Data:
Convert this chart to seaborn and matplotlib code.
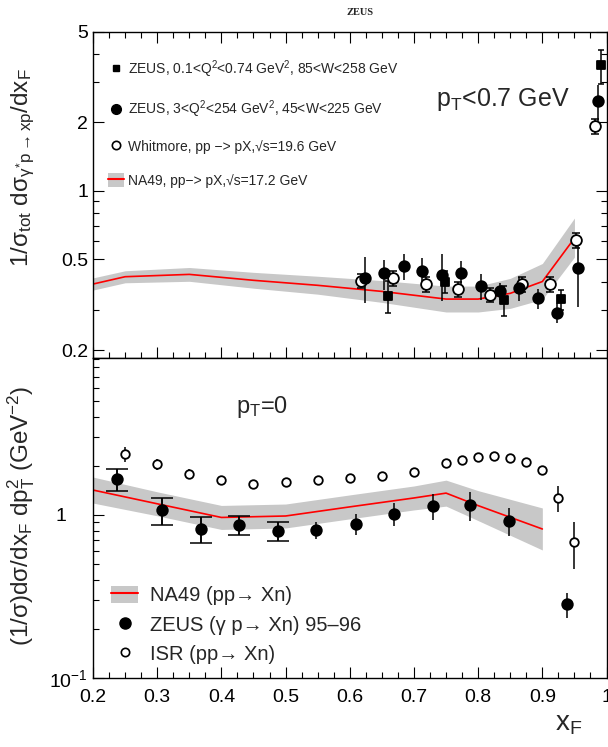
import numpy as np
import pandas as pd
import matplotlib
matplotlib.use("Agg")
import matplotlib.pyplot as plt
from matplotlib.lines import Line2D
from matplotlib.patches import Patch
from matplotlib.ticker import FixedLocator, NullFormatter
import seaborn as sns

# ---- top panel: pT < 0.7 GeV ----
zeus_lowq_x = [0.660, 0.749, 0.840, 0.929, 0.991]
zeus_lowq_y = [0.346, 0.400, 0.331, 0.334, 3.56]
zeus_lowq_err = [0.055, 0.045, 0.05, 0.035, 0.6]

zeus_dis_x = [0.624, 0.654, 0.684, 0.713, 0.744, 0.774, 0.804, 0.834, 0.864, 0.893, 0.923, 0.955, 0.986]
zeus_dis_y = [0.416, 0.434, 0.467, 0.446, 0.427, 0.437, 0.382, 0.363, 0.375, 0.337, 0.292, 0.46, 2.47]
zeus_dis_err = [0.095, 0.065, 0.06, 0.06, 0.1, 0.055, 0.05, 0.03, 0.045, 0.035, 0.03, 0.15, 0.45]

whitmore_x = [0.618, 0.668, 0.719, 0.768, 0.818, 0.868, 0.912, 0.952, 0.982]
whitmore_y = [0.403, 0.413, 0.390, 0.370, 0.350, 0.390, 0.390, 0.608, 1.92]
whitmore_err = [0.03, 0.03, 0.03, 0.028, 0.025, 0.03, 0.03, 0.045, 0.14]

na49_top_x = [0.2, 0.25, 0.35, 0.45, 0.55, 0.65, 0.75, 0.8, 0.85, 0.9, 0.95]
na49_top_y = [0.39, 0.42, 0.43, 0.405, 0.385, 0.362, 0.335, 0.335, 0.355, 0.40, 0.62]
na49_top_lo = [0.367, 0.395, 0.401, 0.374, 0.352, 0.324, 0.294, 0.294, 0.305, 0.334, 0.512]
na49_top_hi = [0.415, 0.446, 0.461, 0.439, 0.422, 0.404, 0.382, 0.382, 0.413, 0.48, 0.76]

# ---- bottom panel: pT = 0 ----
zeus_gp_x = [0.238, 0.308, 0.368, 0.428, 0.488, 0.548, 0.609, 0.669, 0.729, 0.788, 0.848, 0.938]
zeus_gp_y = [1.65, 1.07, 0.82, 0.87, 0.80, 0.81, 0.88, 1.02, 1.135, 1.15, 0.92, 0.285]
zeus_gp_err = [0.25, 0.20, 0.15, 0.12, 0.11, 0.10, 0.13, 0.17, 0.21, 0.23, 0.18, 0.05]

isr_x = [0.25, 0.30, 0.35, 0.40, 0.45, 0.50, 0.55, 0.60, 0.65, 0.70, 0.75, 0.775,
         0.80, 0.825, 0.85, 0.875, 0.90, 0.925, 0.95]
isr_y = [2.36, 2.04, 1.79, 1.64, 1.555, 1.59, 1.64, 1.68, 1.73, 1.83, 2.07, 2.17,
         2.26, 2.31, 2.24, 2.10, 1.88, 1.27, 0.686]
isr_err = [0.25, 0.15, 0.12, 0.10, 0.08, 0.08, 0.06, 0.06, 0.06, 0.06, 0.05, 0.05,
           0.05, 0.05, 0.05, 0.06, 0.10, 0.23, 0.22]

na49_bot_x = [0.2, 0.3, 0.4, 0.5, 0.6, 0.7, 0.75, 0.8, 0.9]
na49_bot_y = [1.42, 1.17, 0.965, 0.985, 1.12, 1.27, 1.36, 1.14, 0.82]
na49_bot_lo = [1.182, 0.988, 0.815, 0.832, 0.946, 1.073, 1.132, 0.923, 0.61]
na49_bot_hi = [1.705, 1.385, 1.143, 1.166, 1.326, 1.504, 1.633, 1.408, 1.103]

xticks = [0.2, 0.3, 0.4, 0.5, 0.6, 0.7, 0.8, 0.9, 1.0]
xticklabels = ["0.2", "0.3", "0.4", "0.5", "0.6", "0.7", "0.8", "0.9", "1"]

BAND = "#c8c8c8"

sns.set_theme(style="ticks")
plt.rcParams["font.family"] = ["Liberation Sans", "DejaVu Sans"]
plt.rcParams["mathtext.fontset"] = "custom"
plt.rcParams["mathtext.rm"] = "Liberation Sans"
plt.rcParams["mathtext.it"] = "Liberation Sans"
plt.rcParams["mathtext.default"] = "regular"

fig = plt.figure(figsize=(6.08, 7.47), dpi=100)
ax1 = fig.add_axes([0.153, 0.5203, 0.8446, 0.4372])
ax2 = fig.add_axes([0.153, 0.0920, 0.8446, 0.4284])


def style_axes(ax, both_sides):
    ax.set_xlim(0.2, 1.0)
    ax.set_xticks(xticks)
    ax.xaxis.set_minor_locator(FixedLocator(np.arange(0.2, 1.0001, 0.025)))
    ax.tick_params(which="both", direction="in", width=0.8,
                   top=both_sides, right=both_sides, colors="black")
    ax.tick_params(which="major", length=8)
    ax.tick_params(which="minor", length=4)
    for sp in ax.spines.values():
        sp.set_visible(True)
        sp.set_color("black")
        sp.set_linewidth(1.0)


def band_and_line(ax, x, y, lo, hi):
    ax.fill_between(x, lo, hi, color=BAND, lw=0, zorder=1)
    sns.lineplot(x=x, y=y, ax=ax, color="red", lw=1.2, sort=False,
                 estimator=None, zorder=2, legend=False)


def points(ax, x, y, err, marker, size, filled, capsize=0):
    ax.errorbar(x, y, yerr=err, fmt="none", ecolor="black", elinewidth=1.1,
                capsize=capsize, capthick=1.1, zorder=3)
    sns.scatterplot(x=x, y=y, ax=ax, marker=marker, s=size,
                    color="black" if filled else "white",
                    edgecolor="black", linewidth=1.3, zorder=4, legend=False)


# ---- top panel ----
band_and_line(ax1, na49_top_x, na49_top_y, na49_top_lo, na49_top_hi)
points(ax1, whitmore_x, whitmore_y, whitmore_err, "o", 60, False, capsize=3)
points(ax1, zeus_dis_x, zeus_dis_y, zeus_dis_err, "o", 58, True)
points(ax1, zeus_lowq_x, zeus_lowq_y, zeus_lowq_err, "s", 30, True, capsize=2.5)

ax1.set_yscale("log")
ax1.set_ylim(0.184, 5)
style_axes(ax1, True)
ax1.yaxis.set_major_locator(FixedLocator([0.2, 0.5, 1, 2, 5]))
ax1.set_yticklabels(["0.2", "0.5", "1", "2", "5"])
ax1.yaxis.set_minor_locator(FixedLocator([0.3, 0.4, 0.6, 0.7, 0.8, 0.9, 3, 4]))
ax1.yaxis.set_minor_formatter(NullFormatter())
ax1.tick_params(axis="y", labelsize=14)
ax1.set_xticklabels([])
ax1.set_xlabel("")
ax1.set_ylabel(r"$1/\sigma_{tot}\ d\sigma_{\gamma^{*}p\rightarrow xp}/dx_{F}$",
               fontsize=17.5, loc="top")
ax1.yaxis.set_label_coords(-0.109, 0.89)

ax1.text(0.668, 0.772, r"$p_{T}$<0.7 GeV", transform=ax1.transAxes,
         fontsize=18, ha="left", va="baseline")

h_sq = Line2D([], [], marker="s", color="black", ls="none", markersize=5)
h_fc = Line2D([], [], marker="o", color="black", ls="none", markersize=7)
h_oc = Line2D([], [], marker="o", mfc="white", mec="black", mew=1.2, ls="none", markersize=6)
h_na = (Patch(facecolor=BAND, edgecolor="none"), Line2D([], [], color="red", lw=1.5))
ax1.legend([h_sq, h_fc, h_oc, h_na],
           [r"ZEUS, 0.1<Q$^{2}$<0.74 GeV$^{2}$, 85<W<258 GeV",
            r"ZEUS, 3<Q$^{2}$<254 GeV$^{2}$, 45<W<225 GeV",
            "Whitmore, pp −> pX,√s=19.6 GeV",
            "NA49, pp−> pX,√s=17.2 GeV"],
           loc="upper left", bbox_to_anchor=(0.029, 0.918), frameon=False,
           fontsize=10, handlelength=1.15, handleheight=1.2,
           handletextpad=0.3, labelspacing=1.35, borderpad=0, borderaxespad=0)

# ---- bottom panel ----
band_and_line(ax2, na49_bot_x, na49_bot_y, na49_bot_lo, na49_bot_hi)
points(ax2, isr_x, isr_y, isr_err, "o", 38, False)
ax2.errorbar(zeus_gp_x[:5], zeus_gp_y[:5], yerr=zeus_gp_err[:5], fmt="none",
             ecolor="black", elinewidth=1.1, capsize=8, capthick=1.1, zorder=3)
points(ax2, zeus_gp_x, zeus_gp_y, zeus_gp_err, "o", 58, True)

ax2.set_yscale("log")
ax2.set_ylim(0.1, 9.1)
style_axes(ax2, False)
ax2.yaxis.set_major_locator(FixedLocator([0.1, 1]))
ax2.set_yticklabels([r"$10^{-1}$", "1    "])
ax2.yaxis.set_minor_locator(FixedLocator(
    [0.2, 0.3, 0.4, 0.5, 0.6, 0.7, 0.8, 0.9, 2, 3, 4, 5, 6, 7, 8, 9]))
ax2.yaxis.set_minor_formatter(NullFormatter())
ax2.tick_params(axis="y", labelsize=14)
ax2.set_xticklabels(xticklabels)
ax2.tick_params(axis="x", labelsize=14, pad=8)
ax2.set_xlabel("")
ax2.set_ylabel(r"$(1/\sigma)d\sigma/dx_{F}\ dp_{T}^{2}\ (GeV^{-2})$",
               fontsize=17.5, loc="top")
ax2.yaxis.set_label_coords(-0.109, 0.915)

ax2.text(0.278, 0.83, r"$p_{T}$=0", transform=ax2.transAxes,
         fontsize=17, ha="left", va="baseline")

h_na2 = (Patch(facecolor=BAND, edgecolor="none"), Line2D([], [], color="red", lw=1.5))
h_z2 = Line2D([], [], marker="o", color="black", ls="none", markersize=8)
h_i2 = Line2D([], [], marker="o", mfc="white", mec="black", mew=1.2, ls="none", markersize=6)
ax2.legend([h_na2, h_z2, h_i2],
           ["NA49 (pp→ Xn)", "ZEUS (γ p→ Xn) 95–96", "ISR (pp→ Xn)"],
           loc="lower left", bbox_to_anchor=(0.035, 0.045), frameon=False,
           fontsize=14.5, handlelength=1.35, handleheight=0.9,
           handletextpad=0.6, labelspacing=0.5, borderpad=0, borderaxespad=0)

fig.text(0.913, 0.022, r"$x_{F}$", fontsize=20, ha="left", va="baseline")
fig.text(0.592, 0.983, "ZEUS", fontsize=7.5, fontweight="bold",
         family=["Liberation Serif", "DejaVu Serif"], ha="center", va="center")

fig.savefig("out.png", dpi=100)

Task details: Repeat the lines above, starting at the first and stopping after the line that holds "import seaborn as sns", with the pictures left out.

Task result:
Convert this chart to seaborn and matplotlib code.
import numpy as np
import pandas as pd
import matplotlib
matplotlib.use("Agg")
import matplotlib.pyplot as plt
from matplotlib.lines import Line2D
from matplotlib.patches import Patch
from matplotlib.ticker import FixedLocator, NullFormatter
import seaborn as sns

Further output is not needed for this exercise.